In 2013’s Q.U.E.E.N. — an acronym for “Queer. Untouchables. Emigrants. Excommunicated. Negroid” — Monáe sang, “It’s hard to stop rebels that time-travel.” Its arch, TV-commercial concept poisoned the joy of rhythm, rhyme, and fine dressing. The video, directed by Alan Ferguson, set Monae in the future yet featured a typewriter-imprinted manifesto: “We will create and destroy ten art movements in ten years,” Monae promised. Her obsession leads to manic overstatement, the self-justified behavior of performers who feel the need to also identify themselves as “activists” — a cult that includes Q.U.E.E.N.’s co-stars the hip-hop high priestess Erykah Badu and Monáe’s labelmate, the red-haired retro-dandy Jidenna Theodore Mobisson.

But Antebellum lacks such unique charismatic personalities. The film’s historical characters are racist white monsters or suffering black victims, and the contemporary characters are stock figures: clueless whites and defensive blacks. Gaborey Sidibe (of Precious) provides comic relief as a bodacious sophisticate representing the new black female parvenu, demolishing any perceived race-gender slight in her path. And there are also two nondescript black males representing masculine futility across time — perhaps an unfortunate residue of Monáe’s aggressive-progressive Halloween gender-play.

In this era of woke entertainment, it is becoming increasingly more difficult to discern entertainment from propaganda. Antebellum conflates horror-movie shtick with Black Lives Matter shtick, offering viewers no choice. This aspect of Monáe’s time-traveling career design is backward.

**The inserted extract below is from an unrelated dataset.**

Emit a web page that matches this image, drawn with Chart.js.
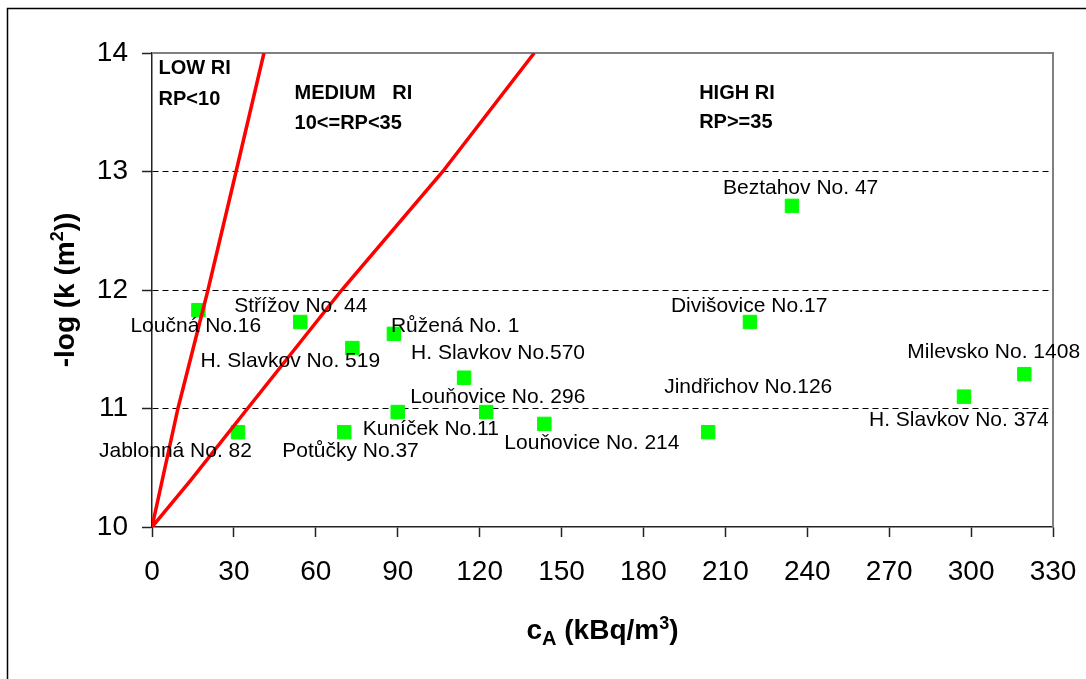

Consider: Janelle Monáe is not Josephine Baker, the legendary Negro performer who left behind American prejudice to become the toast of European exoticism — the Beyoncé of the Roaring Twenties. Monáe epitomizes dime-a-dozen Black Lives Matter types like that program’s sexually disgruntled black female founders whose acrimony is based in deep-seated bitterness, an angry response to not-belonging. Baker made her way out of an enervating world into a different one, but Monáe represents a new brand of race celebrity who, no matter how much acclaim and acceptance come her way, operates from a stance of resentment (unlike Kanye West’s singular mode of imaginative defiance).

Monáe told a Variety podcast, “I didn’t know if this film [Antebellum] was life imitating art or art imitating life,” adding the usual prattle about “white supremists [sic]” and “systematic oppression.” Her facile political stances are as superficial as her cosmetic ruses and cartoonish costumes. She sings and dances in that narrow space between hip and histrionic — on the verge of moral schizophrenia. That’s the state of mind belonging to race hustlers who stave off the guilt of their success. They feel entitled to it, telling themselves it is for the good of the race, then demanding that the white world bow down to them. And guilt-ridden whites, in both the craven music industry and Hollywood, comply with the neo-blackmail.

Monáe’s persecution complex directs everything she does and has ruined her showbiz potential. (She was almost inspiring in Hidden Figures.) It could be a generational thing, or it could also just be an affectation. But the proliferation of rotten movies like Antebellum tells us this repugnant self-righteous pop movement isn’t over yet.